That Selfie Really Tied The Internet Together, DID IT NOT?
I like The Big Lebowski a great deal.
It’s passed through many phases of public interest. Like Spinal Tap, no one paid much attention to it when it came out. Since it was ignored, those who seek thrills in liking unliked things picked up on it. Vanguard becomes cult, cult becomes church. People now pray regularly in the church of The Dude.

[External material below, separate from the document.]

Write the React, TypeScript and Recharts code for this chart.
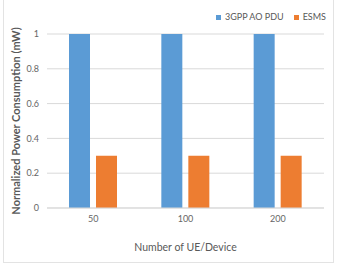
import React from 'react';
import { BarChart, Bar, XAxis, YAxis, CartesianGrid, Legend } from 'recharts';

const categories = ['50', '100', '200'];
const aoPduValues = [1, 1, 1];
const esmsValues = [0.3, 0.3, 0.3];
const yTicks = [0, 0.2, 0.4, 0.6, 0.8, 1];

const data = categories.map((c, i) => ({ name: c, ao: aoPduValues[i], esms: esmsValues[i] }));

const FONT = 'Lato, "Open Sans", sans-serif';
const GREY = '#595959';

export default function App() {
    return (
        <div style={{ position: 'absolute', left: 0, top: 0, width: 337, height: 265, background: '#fff', fontFamily: FONT }}>
            <div
                style={{
                    position: 'absolute',
                    left: 3,
                    top: 0,
                    width: 329,
                    height: 262,
                    borderLeft: '1px solid #e3e3e3',
                    borderRight: '1px solid #e3e3e3',
                    borderBottom: '1px solid #e3e3e3',
                }}
            />
            <BarChart
                width={337}
                height={265}
                data={data}
                margin={{ top: 34, right: 13, left: 17, bottom: 17 }}
                barCategoryGap={22}
                barGap={6}
            >
                <CartesianGrid stroke="#d9d9d9" vertical={false} />
                <XAxis
                    dataKey="name"
                    height={40}
                    stroke="#d9d9d9"
                    tickLine={false}
                    tick={{ fill: '#666', fontSize: 9, fontFamily: FONT }}
                    label={{ value: 'Number of UE/Device', position: 'insideBottom', offset: -3, fill: GREY, fontSize: 10.5, fontFamily: FONT }}
                />
                <YAxis
                    width={30}
                    domain={[0, 1]}
                    ticks={yTicks}
                    axisLine={false}
                    tickLine={false}
                    tick={{ fill: '#666', fontSize: 9, fontFamily: FONT }}
                    label={{
                        value: 'Normalized Power Consumption (mW)',
                        angle: -90,
                        position: 'center',
                        dx: -16,
                        fill: GREY,
                        fontSize: 11,
                        fontWeight: 'bold',
                        fontFamily: FONT,
                    }}
                />
                <Legend
                    layout="horizontal"
                    verticalAlign="middle"
                    align="center"
                    iconType="square"
                    iconSize={5}
                    wrapperStyle={{ top: 11, left: 216, width: 'auto', fontSize: 9, lineHeight: '12px' }}
                    formatter={(v) => <span style={{ color: GREY, fontSize: 9 }}>{v}</span>}
                />
                <Bar dataKey="ao" name="3GPP AO PDU" fill="#5b9bd5" isAnimationActive={false} />
                <Bar dataKey="esms" name="ESMS" fill="#ed7d31" isAnimationActive={false} />
            </BarChart>
        </div>
    );
}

Intellectuals have sought to understand both the movie and the resiliency of the interest in it. Only Groundhog Day has garnered more attempts at amateur and professional analysis of mundane subjects that seem to be important. They aren’t, in and of themselves, so you can look pretty silly testifying that you know why it’s popular, and popular in that very specific way: grown from seed, not top-down popularity. No one humped The Big Lebowski into widespread popularity, at least not that I can see. Lady Gaga, and Katy Perry, and Bieber, and Madonna, and lots of other people you could name are completely contrived assaults on your attention and your wallets. Lebowski is the other way ’round. The audience demanded that the makers of the entertainment pay attention to it with as much vigor as they bring, well after the fact. I think Star Wars is kinda like it in a way; I’m fairly certain George Lucas thought he was making a trifle. It is a trifle, but it made a trillion or so. It’s not like Lebowski, though, because Lebowski is a good movie. But the subtexts and touchstones that resonate with the audience were likely hidden from the view of the makers in both cases. They discovered gold while scattershot mining for tin.
I am not going to dissect The Big Lebowski here. When you take apart the frog to see how it works, the frog can’t jump for you anymore, and I need this frog to jump. I want to enjoy it like a normal person. I want to enjoy it like an Al Green song. I don’t want to know what key it’s in.